Just look at it. It's like a Rubik's Cube of sorts. I feel like I want to take the building in my hands and start moving the weird blocks around until they fit together in a conventional sense. But that's not what they're supposed to do and that's the beauty of it. The Interlace (here's a better look at it) is a residential center. Instead of plopping a series of single, vertical towers amid the jungle, the way we might do it in an American ubranscape, the Interlace provides interconnected living and social spaces. Might not be for me in terms of a living arrangement, but the design concept is intriguing...and damn pretty to look at.
Normally, I would call a visit to a swimming pool something of a nonevent. That would not be the case in Leca di Palmiera, Portugal.
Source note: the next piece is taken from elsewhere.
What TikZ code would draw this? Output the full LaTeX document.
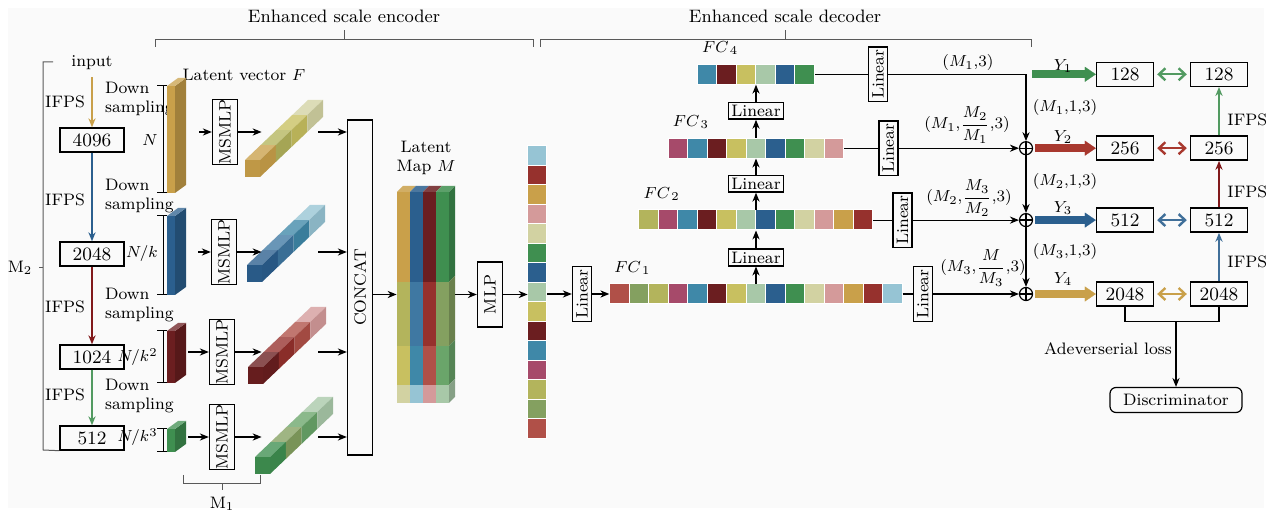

The pool featured on the list is one set adjacent to an oceanic expanse while the roughly M-shaped pool contains an aquamarine fluid, dotted with bodies. Sometimes I'm not sure if it's the design I like or if it was the photographer's composition. I guess in the end it's both. But I digress...
Also worth noting on the list; an "electricity transformation station" in Antwerp, Belgium. In the bleak winter milieu, it rises up like the monolith from 2001. Er, well, the monolith with a notch cut out of it.
Who knows where this new fascination of mine will take me? Heck, I'm even starting to like Frank Gehry.